Feeder Road is home to one innovator, The Spicery, which roasts, grinds and blends spice mixes to send to customers around the country, a 20-person mail order business that now supplies major restaurants including the Fat Duck, Ottolenghi and Rick Stein.

“We love how many food businesses are based in Bristol, and how open Bristol is to food from around the world,” says founder James Ransome who came up with the idea in 2005 while standing in a Moroccan market. 

Growers

Grow Bristol sells shoots and microgreens to restaurants and customers as well as educating people in healthy food choices and providing opportunities for people to learn skills and get jobs. 

“Our urban farm is on Feeder Road on an old industrial site,” says co-founder Dermot O’Regan. “We’re a social enterprise which means we want to run a business that is profitable but also with specific environmental and social outcomes.”

Trading for about 3 months so far it’s still in pilot stage, but “it’s providing a model for an urban farm that could provide 3-400 kg of leaves per week into the local market, and that would only represent a small percentage of the leafy greens people eat in the city, a large amount of which is imported. There’s a lot of room for growing more locally.” The ultimate goal is to expand the urban farm to produce even more produce, with recycling and minimal food miles at the heart of the philosophy. 

The Severn Project was founded by Steve Glover with a start-up budget of £2,500 at a site alongside Temple Meads. It grows an average of 780 kg per week of salad and herbs at its Whitchurch and Bradford-on-Avon sites to supply cafes and restaurants across the city. “We grew at around 40 per cent of turnover this year,” says Steve; “prospects post-Brexit are awesome. We are going from five acres to 35 to cope with it.”

Small brands

There is a whole layer of small and micro businesses across the city, Sam’s Jams, Aust-based Gourmet Dips, Zara’s Chocolates and Somerset Charcuterie to name a few.

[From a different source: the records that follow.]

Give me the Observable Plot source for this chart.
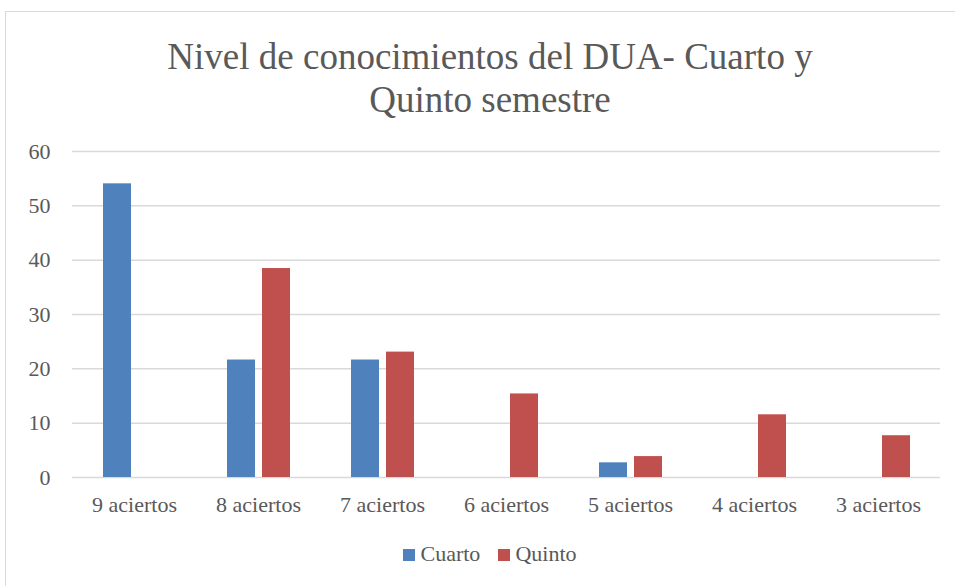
<!DOCTYPE html>
<html>
<head>
<meta charset="utf-8">
<script src="https://cdn.jsdelivr.net/npm/d3@7"></script>
<script src="https://cdn.jsdelivr.net/npm/@observablehq/plot@0.6"></script>
<style>
  html, body { margin: 0; padding: 0; background: #fff; overflow: hidden; }
  body { width: 955px; height: 586px; position: relative; font-family: 'Liberation Serif', 'Times New Roman', serif; color: #595959; }
  #frame { position: absolute; left: 5px; top: 11px; width: 970px; height: 600px; border: 1.5px solid #d9d9d9; box-sizing: border-box; }
  #title { position: absolute; left: 5px; width: 970px; top: 35px; text-align: center; font-size: 37px; line-height: 43px; }
  #chart { position: absolute; left: 0; top: 130px; }
  #legend { position: absolute; left: 5px; width: 970px; top: 540px; text-align: center; font-size: 22px; line-height: 28px; }
  #legend span.item { display: inline-block; margin: 0 9px; }
  #legend span.sw { display: inline-block; width: 12px; height: 12px; margin-right: 5px; vertical-align: 0px; }
</style>
</head>
<body>
<div id="frame"></div>
<div id="title">Nivel de conocimientos del DUA- Cuarto y<br>Quinto semestre</div>
<div id="chart"></div>
<div id="legend"></div>
<script>
const categories = ["9 aciertos", "8 aciertos", "7 aciertos", "6 aciertos", "5 aciertos", "4 aciertos", "3 aciertos"];
const seriesNames = ["Cuarto", "Quinto"];
const cuarto = [54.05, 21.62, 21.62, 0, 2.70, 0, 0];
const quinto = [0, 38.46, 23.08, 15.38, 3.85, 11.54, 7.69];
const yTicks = [0, 10, 20, 30, 40, 50, 60];
const colors = ["#4f81bd", "#c0504d"];

const rows = [];
categories.forEach((c, i) => {
  rows.push({cat: c, series: "Cuarto", value: cuarto[i]});
  rows.push({cat: c, series: "Quinto", value: quinto[i]});
});
const data = rows.filter(d => d.value > 0);

const plot = Plot.plot({
  width: 955,
  height: 400,
  marginTop: 21,
  marginBottom: 53,
  marginLeft: 72,
  marginRight: 15,
  style: {fontFamily: "'Liberation Serif', 'Times New Roman', serif", fontSize: "22px", color: "#595959", background: "transparent"},
  fx: {domain: categories, padding: 0, label: null, axis: "bottom", tickSize: 0, tickPadding: 19},
  x: {domain: seriesNames, paddingInner: 0.2, paddingOuter: 0.87, axis: null},
  y: {domain: [0, 60], ticks: yTicks, label: null, tickSize: 0, tickPadding: 22},
  color: {domain: seriesNames, range: colors},
  marks: [
    Plot.ruleY(yTicks, {stroke: "#d9d9d9", strokeWidth: 1.5}),
    Plot.barY(data, {fx: "cat", x: "series", y: "value", fill: "series", inset: 0})
  ]
});
document.getElementById("chart").appendChild(plot);

const legend = document.getElementById("legend");
seriesNames.forEach((s, i) => {
  const item = document.createElement("span");
  item.className = "item";
  const sw = document.createElement("span");
  sw.className = "sw";
  sw.style.background = colors[i];
  item.appendChild(sw);
  item.appendChild(document.createTextNode(s));
  legend.appendChild(item);
});
</script>
</body>
</html>
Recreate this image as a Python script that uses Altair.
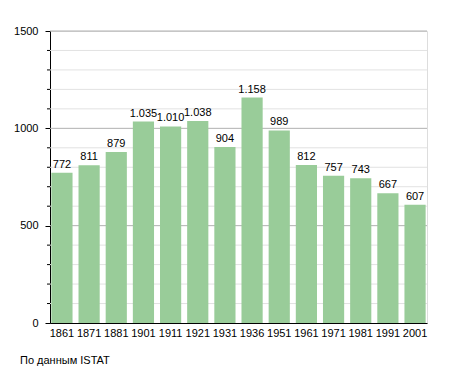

The Wrington-based charcuterie was started two years ago by Andy Venn and James Simpson who both grew up in farming communities. Both had run food businesses for several years and could see an opportunity to develop a range of Spanish, French and Italian-inspired products to “capitalise on the rich food culture of the South West”.

They’re now regular fixtures at the region’s farmers’ markets – including the Tobacco Factory – and going through up to a tonne of pork a week. “We are committed to producing the best product with the best of Somerset ingredients wherever we can,” says Tom. “It has been a fantastic success story so far. We are looking forward to developing new and exciting products, meeting like-minded meat lovers and expanding our business further afield.” 

Supporting the city’s food producing community are organisations such as Bristol Food Producers, which is working to scale up local food production and build a sustainable supply chain, underpinned by Bristol’s Good Food Action Plan 2015-18. They say: “Increasing food production means increasing the number of diverse and viable small enterprises as well as helping existing business to grow sustainably and efficiently.”